Netflix‘s (NFLX 0.45%) Fate has turned quickly. It thrived at the start of the pandemic as billions of people worldwide sought in-home entertainment while confined indoors. Several entertainment companies entered the streaming industry more aggressively, seeing it as an excellent opportunity.
The combination was bad news for Netflix. Now that billions of vaccine doses have been administered and people are leaving their homes more frequently, the demand for in-home entertainment is falling. Meanwhile, Netflix has to share a smaller pie with more participants. To adjust to the grim circumstances, the streaming giant announced it would lay off 150 workers (out of about 12,000 in total) — or just over 1%.

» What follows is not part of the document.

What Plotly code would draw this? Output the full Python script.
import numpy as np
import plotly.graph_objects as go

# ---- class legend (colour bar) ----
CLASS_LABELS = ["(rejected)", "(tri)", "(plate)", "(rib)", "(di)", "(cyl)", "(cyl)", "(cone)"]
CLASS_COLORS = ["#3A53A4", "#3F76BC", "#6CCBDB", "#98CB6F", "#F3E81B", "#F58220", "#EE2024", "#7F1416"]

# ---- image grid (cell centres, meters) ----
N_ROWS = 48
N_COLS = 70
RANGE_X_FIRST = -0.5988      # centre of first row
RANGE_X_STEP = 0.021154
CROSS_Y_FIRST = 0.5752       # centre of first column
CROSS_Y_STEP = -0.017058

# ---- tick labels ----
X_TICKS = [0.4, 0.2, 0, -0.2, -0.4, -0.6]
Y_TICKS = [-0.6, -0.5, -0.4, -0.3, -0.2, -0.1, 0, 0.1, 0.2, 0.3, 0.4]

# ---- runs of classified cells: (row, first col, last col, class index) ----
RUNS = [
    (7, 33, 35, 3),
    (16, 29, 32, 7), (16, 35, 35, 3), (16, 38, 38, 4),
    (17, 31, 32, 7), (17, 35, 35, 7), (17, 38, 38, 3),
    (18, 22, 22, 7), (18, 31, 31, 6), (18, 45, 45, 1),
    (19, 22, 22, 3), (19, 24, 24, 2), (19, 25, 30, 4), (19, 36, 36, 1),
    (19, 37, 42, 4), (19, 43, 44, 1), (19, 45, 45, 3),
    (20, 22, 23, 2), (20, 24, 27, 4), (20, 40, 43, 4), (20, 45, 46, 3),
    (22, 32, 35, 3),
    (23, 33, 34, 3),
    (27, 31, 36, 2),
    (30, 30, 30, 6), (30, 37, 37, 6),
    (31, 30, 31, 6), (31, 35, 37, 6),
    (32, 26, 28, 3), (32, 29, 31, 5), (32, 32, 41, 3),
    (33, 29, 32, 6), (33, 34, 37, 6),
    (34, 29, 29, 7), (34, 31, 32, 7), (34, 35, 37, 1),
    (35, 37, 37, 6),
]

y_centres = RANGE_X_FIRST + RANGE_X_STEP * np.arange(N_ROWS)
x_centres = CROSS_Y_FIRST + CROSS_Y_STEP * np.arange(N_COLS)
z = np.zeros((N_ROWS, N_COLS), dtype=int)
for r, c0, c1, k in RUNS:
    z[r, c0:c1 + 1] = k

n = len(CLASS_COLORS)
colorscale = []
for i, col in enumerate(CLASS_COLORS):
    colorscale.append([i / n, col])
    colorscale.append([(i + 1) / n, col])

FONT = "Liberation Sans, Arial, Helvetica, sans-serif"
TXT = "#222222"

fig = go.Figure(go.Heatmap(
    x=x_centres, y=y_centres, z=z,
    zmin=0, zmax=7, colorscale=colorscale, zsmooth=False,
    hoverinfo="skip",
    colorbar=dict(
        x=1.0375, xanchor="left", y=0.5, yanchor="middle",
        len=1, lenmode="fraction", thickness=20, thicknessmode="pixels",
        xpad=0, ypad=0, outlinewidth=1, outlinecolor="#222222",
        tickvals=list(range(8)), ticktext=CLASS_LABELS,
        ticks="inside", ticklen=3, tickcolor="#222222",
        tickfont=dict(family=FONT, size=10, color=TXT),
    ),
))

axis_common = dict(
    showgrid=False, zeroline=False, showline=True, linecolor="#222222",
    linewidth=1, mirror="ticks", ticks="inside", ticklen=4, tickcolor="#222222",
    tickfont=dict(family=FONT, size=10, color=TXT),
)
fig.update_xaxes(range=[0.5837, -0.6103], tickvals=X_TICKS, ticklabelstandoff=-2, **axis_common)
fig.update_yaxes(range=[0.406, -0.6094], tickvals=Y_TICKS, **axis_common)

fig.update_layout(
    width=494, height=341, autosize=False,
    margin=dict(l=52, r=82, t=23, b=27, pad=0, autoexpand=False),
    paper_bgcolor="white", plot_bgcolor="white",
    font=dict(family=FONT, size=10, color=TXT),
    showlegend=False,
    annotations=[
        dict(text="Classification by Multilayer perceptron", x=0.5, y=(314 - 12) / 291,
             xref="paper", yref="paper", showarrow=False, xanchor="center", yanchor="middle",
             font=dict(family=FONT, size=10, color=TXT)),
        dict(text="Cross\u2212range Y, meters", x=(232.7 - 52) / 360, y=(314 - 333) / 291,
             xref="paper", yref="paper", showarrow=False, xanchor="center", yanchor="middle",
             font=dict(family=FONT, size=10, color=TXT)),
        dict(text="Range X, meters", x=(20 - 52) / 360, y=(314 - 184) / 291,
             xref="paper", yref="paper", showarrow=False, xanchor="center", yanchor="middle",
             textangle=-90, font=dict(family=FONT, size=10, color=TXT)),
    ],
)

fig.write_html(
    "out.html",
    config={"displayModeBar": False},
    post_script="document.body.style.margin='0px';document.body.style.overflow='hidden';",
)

Netflix cuts costs as growth slows
For the first time in over a decade, Netflix reported a quarterly loss of subscribers. The loss of 200,000 might be small considering it has a total of 222 million subscribers, but it could be the start of a trend in the wrong direction. In fact, management is forecasting a loss of two million subs in the next quarter.

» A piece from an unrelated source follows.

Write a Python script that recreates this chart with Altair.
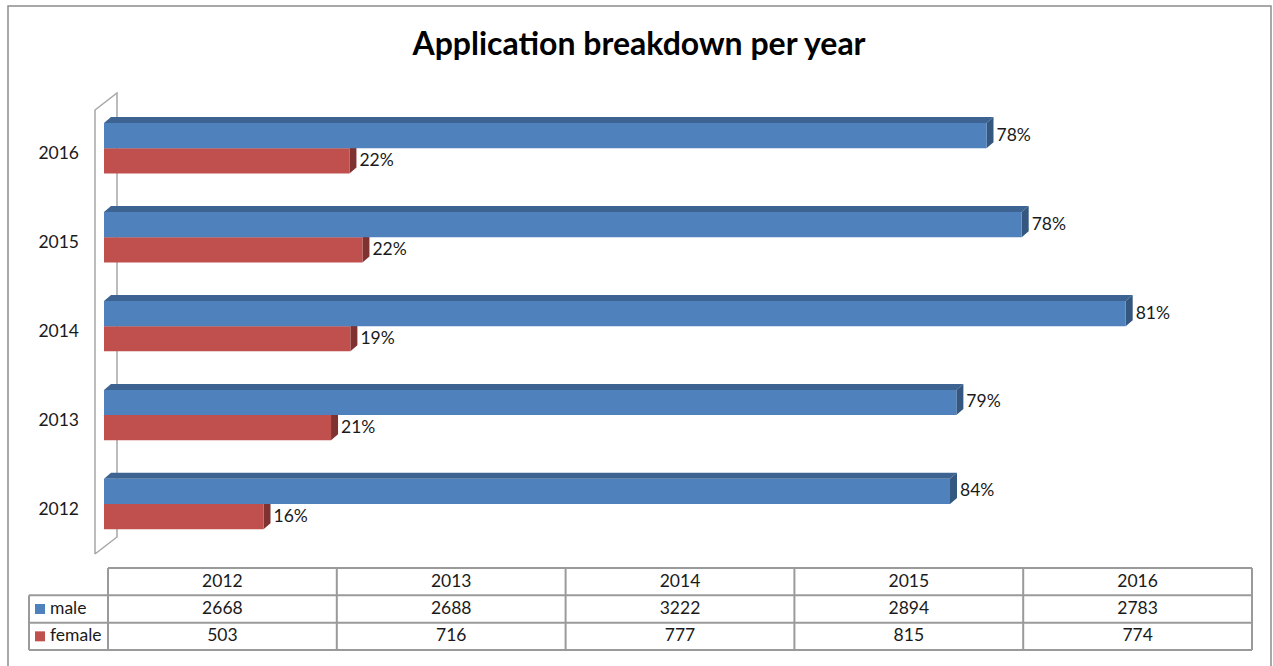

In the conference call following the company’s earnings release on April 19, CFO Spencer Neumann said:
“We discussed in the letter that during this period of slower revenue growth, we will protect our operating margins, roughly in line with what we have forecast for this year. So we’re sticking with our full-year guidance of 22. But for — probably, for the next 18, 24 months, let’s call it the next two years, we’re operating at about that operating margin, which means we’re cutting some of our spending Growth in both content and non-content spend.”
In other words, Netflix will run the business in a way that ensures operating margin doesn’t fall if revenue growth falters. It’s no surprise, then, that it announced this latest round of layoffs involving a total of 150 workers. What could be next on the chopping block is Netflix’s content budget. In the quarter ended March, Netflix spent $3.6 billion on content. To put that number in context, Netflix’s revenue at the same time was $7.9 billion.
It could be an excellent time to buy Netflix stock
Netflix is down a whopping 74% from its peak. The stock trades at a price-to-earnings ratio of 16, nearly its lowest in the last five years. Certainly the competitive landscape has changed for the worse. But Netflix has had competitors before, including its lowest-priced competitor YouTube, which offers tons of ad-supported content for free to viewers.
Additionally, investors have focused solely on the downside of streaming competition. They’ve largely neglected a possible positive outcome from the surge in streaming services. More than ever, consumers may be encouraged to ditch traditional cable subscriptions and switch to streaming. In this scenario, a household could keep multiple streaming subscriptions for a monthly price that’s still lower than the cable bundle. That scenario isn’t priced into the current bleak outlook, reflected in Netflix’s stock price crash.
Still, subscriber and revenue growth is slowing in the near term. That’s the current reality the company is grappling with.